**Source excerpt**.
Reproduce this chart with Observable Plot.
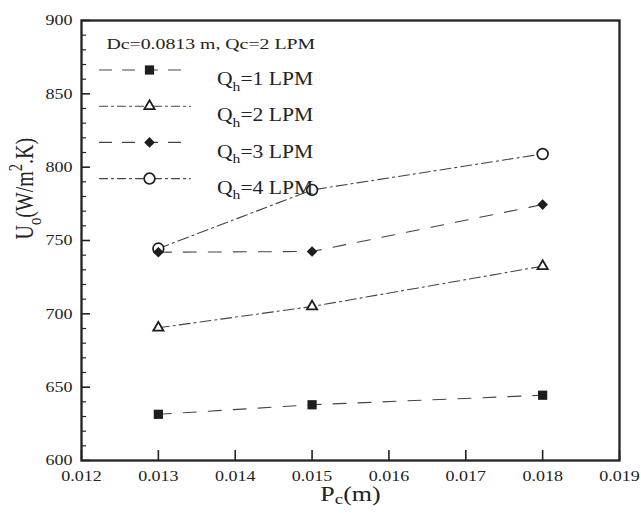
<!DOCTYPE html>
<html><head><meta charset="utf-8">
<script src="https://cdn.jsdelivr.net/npm/d3@7"></script>
<script src="https://cdn.jsdelivr.net/npm/@observablehq/plot@0.6"></script>
<style>html,body{margin:0;padding:0;background:#fff}#chart{position:absolute;left:0;top:0}
#chart svg, #chart svg text {font-family: "Liberation Serif", "Times New Roman", serif !important;}</style>
</head><body><div id="chart"></div>
<script>
// ---- data ----
const pitch = [0.013, 0.015, 0.018];
const seriesNames = ["Q_h=1 LPM", "Q_h=2 LPM", "Q_h=3 LPM", "Q_h=4 LPM"];
const uQh1 = [631.5, 638, 644.5];
const uQh2 = [690.5, 705, 732.5];
const uQh3 = [742, 742.5, 774.5];
const uQh4 = [744.5, 784.5, 809];
const xTicks = [0.012, 0.013, 0.014, 0.015, 0.016, 0.017, 0.018, 0.019];
const yTicks = [600, 650, 700, 750, 800, 850, 900];
const yMinorTicks = [610,620,630,640,660,670,680,690,710,720,730,740,760,770,780,790,810,820,830,840,860,870,880,890];
const annotation = "Dc=0.0813 m, Qc=2 LPM";
const xTitle = "P_c(m)";
const yTitle = "U_o(W/m^2.K)";

// ---- styles ----
const seriesValues = [uQh1, uQh2, uQh3, uQh4];
const styles = [
  {symbol: "square", r: 5.2, fill: "#1e1e1e", stroke: "none", sw: 0, dash: "13,12", ldash: "12,11"},
  {symbol: "triangle", r: 3.8, fill: "white", stroke: "#1e1e1e", sw: 1.8, dash: "11,4,2,4", ldash: "8,4,2,4"},
  {symbol: "diamond2", r: 4.8, fill: "#1e1e1e", stroke: "none", sw: 0, dash: "13,12", ldash: "12,11"},
  {symbol: "circle", r: 5.4, fill: "white", stroke: "#1e1e1e", sw: 1.7, dash: "11,4,2,4", ldash: "8,4,2,4"}
];
const rows = seriesNames.flatMap((s, i) => pitch.map((p, j) => ({series: s, i, x: p, y: seriesValues[i][j]})));

const W = 641, H = 513, mL = 81, mR = 22, mT = 20, mB = 53;
const fw = W - mL - mR, fh = H - mT - mB;
const ink = "#222";

const lineShape = {draw(ctx, l) { ctx.moveTo(0, 0); ctx.lineTo(0, -l); }};

const marks = [];
seriesNames.forEach((s, i) => {
  marks.push(Plot.line(rows.filter(d => d.i === i), {x: "x", y: "y", stroke: "#444", strokeWidth: 1.1, strokeDasharray: styles[i].dash}));
});
[3, 1, 0, 2].forEach(i => {
  const st = styles[i];
  marks.push(Plot.dot(rows.filter(d => d.i === i), {x: "x", y: "y", symbol: st.symbol, r: st.r, fill: st.fill, stroke: st.stroke, strokeWidth: st.sw}));
});
marks.push(Plot.tickX(xTicks, {x: d => d, insetTop: fh - 10, stroke: ink, strokeWidth: 1.6}));
marks.push(Plot.tickY(yTicks, {y: d => d, insetRight: fw - 9, stroke: ink, strokeWidth: 1.6}));
marks.push(Plot.tickY(yMinorTicks, {y: d => d, insetRight: fw - 5, stroke: ink, strokeWidth: 1.2}));
marks.push(Plot.axisX(xTicks, {tickSize: 0, tickPadding: 10, fontSize: 15, tickFormat: d3.format(".3f"), label: null, fill: ink}));
marks.push(Plot.axisY(yTicks, {tickSize: 0, tickPadding: 9, fontSize: 15, tickFormat: d => String(d), label: null, fill: ink}));
marks.push(Plot.frame({stroke: ink, strokeWidth: 2.3}));
marks.push(Plot.text([yTitle], {text: d => d, frameAnchor: "left", rotate: -90, dx: -57, dy: -1, fontSize: 20, fill: ink}));
marks.push(Plot.text([xTitle], {text: d => d, frameAnchor: "bottom", dy: 40, fontSize: 20, fill: ink}));
marks.push(Plot.text([annotation], {text: d => d, frameAnchor: "top-left", dx: 25, dy: 18, textAnchor: "start", fontSize: 15, fill: ink}));
seriesNames.forEach((s, i) => {
  const st = styles[i];
  const ry = 49.5 + i * 36.2;
  marks.push(Plot.vector([0], {frameAnchor: "top-left", dx: 18, dy: ry, rotate: 90, length: 91, anchor: "start", shape: lineShape, stroke: "#444", strokeWidth: 1.1, strokeDasharray: st.ldash}));
  marks.push(Plot.dot([0], {frameAnchor: "top-left", dx: 68, dy: ry, symbol: st.symbol, r: st.r, fill: st.fill, stroke: st.stroke, strokeWidth: st.sw}));
  marks.push(Plot.text([s], {text: d => d, frameAnchor: "top-left", dx: 135.5, dy: ry + 2.5, textAnchor: "start", fontSize: 18, fill: ink}));
});

const serif = "'Liberation Serif', 'Times New Roman', serif";
const chart = Plot.plot({
  width: W, height: H,
  marginLeft: mL, marginRight: mR, marginTop: mT, marginBottom: mB,
  style: {fontFamily: serif, color: ink, background: "white", overflow: "visible"},
  x: {domain: [0.012, 0.019], axis: null},
  y: {domain: [600, 900], axis: null},
  marks
});
document.getElementById("chart").appendChild(chart);

const svg = d3.select(chart);
svg.selectAll("text").each(function() {
  const t = this;
  const s = t.textContent;
  if (!/[_^]/.test(s)) return;
  const fs = parseFloat(getComputedStyle(t).fontSize) || 18;
  const subShift = s === xTitle ? 0.15 : 0.3;
  const parts = [];
  let buf = "";
  for (let k = 0; k < s.length; k++) {
    const c = s[k];
    if ((c === "_" || c === "^") && k + 1 < s.length) {
      if (buf) parts.push({t: buf, k: 0}); buf = "";
      parts.push({t: s[k + 1], k: c === "_" ? 1 : -1});
      k++;
    } else buf += c;
  }
  if (buf) parts.push({t: buf, k: 0});
  while (t.firstChild) t.removeChild(t.firstChild);
  let shift = 0;
  parts.forEach(p => {
    const ts = document.createElementNS("http://www.w3.org/2000/svg", "tspan");
    const target = p.k === 1 ? subShift * fs : p.k === -1 ? -0.4 * fs : 0;
    const dy = target - shift;
    if (dy) ts.setAttribute("dy", dy.toFixed(2));
    shift = target;
    if (p.k) ts.setAttribute("font-size", (0.72 * fs).toFixed(1));
    ts.textContent = p.t;
    t.appendChild(ts);
  });
});
function stretch(sel, sx, rotated) {
  sel.each(function() {
    const tr = this.getAttribute("transform") || "";
    if (tr) this.setAttribute("transform", tr + (rotated ? ` scale(1,${sx})` : ` scale(${sx},1)`));
    else {
      const x = +this.getAttribute("x") || 0;
      this.setAttribute("transform", `translate(${x},0) scale(${sx},1) translate(${-x},0)`);
    }
  });
}
svg.selectAll("text").each(function() {
  const s = this.textContent;
  const sel = d3.select(this);
  if (s === "Uo(W/m2.K)") stretch(sel, 1.3, true);
  else if (s.startsWith("Dc=")) stretch(sel, 1.32, false);
  else if (s === "Pc(m)") stretch(sel, 1.3, false);
  else stretch(sel, 1.2, false);
});
</script>
</body></html>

**Aim**. Exclude the images, then output the data above word for word.

**Expected answer**.
Reproduce this chart with Observable Plot.
<!DOCTYPE html>
<html><head><meta charset="utf-8">
<script src="https://cdn.jsdelivr.net/npm/d3@7"></script>
<script src="https://cdn.jsdelivr.net/npm/@observablehq/plot@0.6"></script>
<style>html,body{margin:0;padding:0;background:#fff}#chart{position:absolute;left:0;top:0}
#chart svg, #chart svg text {font-family: "Liberation Serif", "Times New Roman", serif !important;}</style>
</head><body><div id="chart"></div>
<script>
// ---- data ----
const pitch = [0.013, 0.015, 0.018];
const seriesNames = ["Q_h=1 LPM", "Q_h=2 LPM", "Q_h=3 LPM", "Q_h=4 LPM"];
const uQh1 = [631.5, 638, 644.5];
const uQh2 = [690.5, 705, 732.5];
const uQh3 = [742, 742.5, 774.5];
const uQh4 = [744.5, 784.5, 809];
const xTicks = [0.012, 0.013, 0.014, 0.015, 0.016, 0.017, 0.018, 0.019];
const yTicks = [600, 650, 700, 750, 800, 850, 900];
const yMinorTicks = [610,620,630,640,660,670,680,690,710,720,730,740,760,770,780,790,810,820,830,840,860,870,880,890];
const annotation = "Dc=0.0813 m, Qc=2 LPM";
const xTitle = "P_c(m)";
const yTitle = "U_o(W/m^2.K)";

// ---- styles ----
const seriesValues = [uQh1, uQh2, uQh3, uQh4];
const styles = [
  {symbol: "square", r: 5.2, fill: "#1e1e1e", stroke: "none", sw: 0, dash: "13,12", ldash: "12,11"},
  {symbol: "triangle", r: 3.8, fill: "white", stroke: "#1e1e1e", sw: 1.8, dash: "11,4,2,4", ldash: "8,4,2,4"},
  {symbol: "diamond2", r: 4.8, fill: "#1e1e1e", stroke: "none", sw: 0, dash: "13,12", ldash: "12,11"},
  {symbol: "circle", r: 5.4, fill: "white", stroke: "#1e1e1e", sw: 1.7, dash: "11,4,2,4", ldash: "8,4,2,4"}
];
const rows = seriesNames.flatMap((s, i) => pitch.map((p, j) => ({series: s, i, x: p, y: seriesValues[i][j]})));

const W = 641, H = 513, mL = 81, mR = 22, mT = 20, mB = 53;
const fw = W - mL - mR, fh = H - mT - mB;
const ink = "#222";

const lineShape = {draw(ctx, l) { ctx.moveTo(0, 0); ctx.lineTo(0, -l); }};

const marks = [];
seriesNames.forEach((s, i) => {
  marks.push(Plot.line(rows.filter(d => d.i === i), {x: "x", y: "y", stroke: "#444", strokeWidth: 1.1, strokeDasharray: styles[i].dash}));
});
[3, 1, 0, 2].forEach(i => {
  const st = styles[i];
  marks.push(Plot.dot(rows.filter(d => d.i === i), {x: "x", y: "y", symbol: st.symbol, r: st.r, fill: st.fill, stroke: st.stroke, strokeWidth: st.sw}));
});
marks.push(Plot.tickX(xTicks, {x: d => d, insetTop: fh - 10, stroke: ink, strokeWidth: 1.6}));
marks.push(Plot.tickY(yTicks, {y: d => d, insetRight: fw - 9, stroke: ink, strokeWidth: 1.6}));
marks.push(Plot.tickY(yMinorTicks, {y: d => d, insetRight: fw - 5, stroke: ink, strokeWidth: 1.2}));
marks.push(Plot.axisX(xTicks, {tickSize: 0, tickPadding: 10, fontSize: 15, tickFormat: d3.format(".3f"), label: null, fill: ink}));
marks.push(Plot.axisY(yTicks, {tickSize: 0, tickPadding: 9, fontSize: 15, tickFormat: d => String(d), label: null, fill: ink}));
marks.push(Plot.frame({stroke: ink, strokeWidth: 2.3}));
marks.push(Plot.text([yTitle], {text: d => d, frameAnchor: "left", rotate: -90, dx: -57, dy: -1, fontSize: 20, fill: ink}));
marks.push(Plot.text([xTitle], {text: d => d, frameAnchor: "bottom", dy: 40, fontSize: 20, fill: ink}));
marks.push(Plot.text([annotation], {text: d => d, frameAnchor: "top-left", dx: 25, dy: 18, textAnchor: "start", fontSize: 15, fill: ink}));
seriesNames.forEach((s, i) => {
  const st = styles[i];
  const ry = 49.5 + i * 36.2;
  marks.push(Plot.vector([0], {frameAnchor: "top-left", dx: 18, dy: ry, rotate: 90, length: 91, anchor: "start", shape: lineShape, stroke: "#444", strokeWidth: 1.1, strokeDasharray: st.ldash}));
  marks.push(Plot.dot([0], {frameAnchor: "top-left", dx: 68, dy: ry, symbol: st.symbol, r: st.r, fill: st.fill, stroke: st.stroke, strokeWidth: st.sw}));
  marks.push(Plot.text([s], {text: d => d, frameAnchor: "top-left", dx: 135.5, dy: ry + 2.5, textAnchor: "start", fontSize: 18, fill: ink}));
});

const serif = "'Liberation Serif', 'Times New Roman', serif";
const chart = Plot.plot({
  width: W, height: H,
  marginLeft: mL, marginRight: mR, marginTop: mT, marginBottom: mB,
  style: {fontFamily: serif, color: ink, background: "white", overflow: "visible"},
  x: {domain: [0.012, 0.019], axis: null},
  y: {domain: [600, 900], axis: null},
  marks
});
document.getElementById("chart").appendChild(chart);

const svg = d3.select(chart);
svg.selectAll("text").each(function() {
  const t = this;
  const s = t.textContent;
  if (!/[_^]/.test(s)) return;
  const fs = parseFloat(getComputedStyle(t).fontSize) || 18;
  const subShift = s === xTitle ? 0.15 : 0.3;
  const parts = [];
  let buf = "";
  for (let k = 0; k < s.length; k++) {
    const c = s[k];
    if ((c === "_" || c === "^") && k + 1 < s.length) {
      if (buf) parts.push({t: buf, k: 0}); buf = "";
      parts.push({t: s[k + 1], k: c === "_" ? 1 : -1});
      k++;
    } else buf += c;
  }
  if (buf) parts.push({t: buf, k: 0});
  while (t.firstChild) t.removeChild(t.firstChild);
  let shift = 0;
  parts.forEach(p => {
    const ts = document.createElementNS("http://www.w3.org/2000/svg", "tspan");
    const target = p.k === 1 ? subShift * fs : p.k === -1 ? -0.4 * fs : 0;
    const dy = target - shift;
    if (dy) ts.setAttribute("dy", dy.toFixed(2));
    shift = target;
    if (p.k) ts.setAttribute("font-size", (0.72 * fs).toFixed(1));
    ts.textContent = p.t;
    t.appendChild(ts);
  });
});
function stretch(sel, sx, rotated) {
  sel.each(function() {
    const tr = this.getAttribute("transform") || "";
    if (tr) this.setAttribute("transform", tr + (rotated ? ` scale(1,${sx})` : ` scale(${sx},1)`));
    else {
      const x = +this.getAttribute("x") || 0;
      this.setAttribute("transform", `translate(${x},0) scale(${sx},1) translate(${-x},0)`);
    }
  });
}
svg.selectAll("text").each(function() {
  const s = this.textContent;
  const sel = d3.select(this);
  if (s === "Uo(W/m2.K)") stretch(sel, 1.3, true);
  else if (s.startsWith("Dc=")) stretch(sel, 1.32, false);
  else if (s === "Pc(m)") stretch(sel, 1.3, false);
  else stretch(sel, 1.2, false);
});
</script>
</body></html>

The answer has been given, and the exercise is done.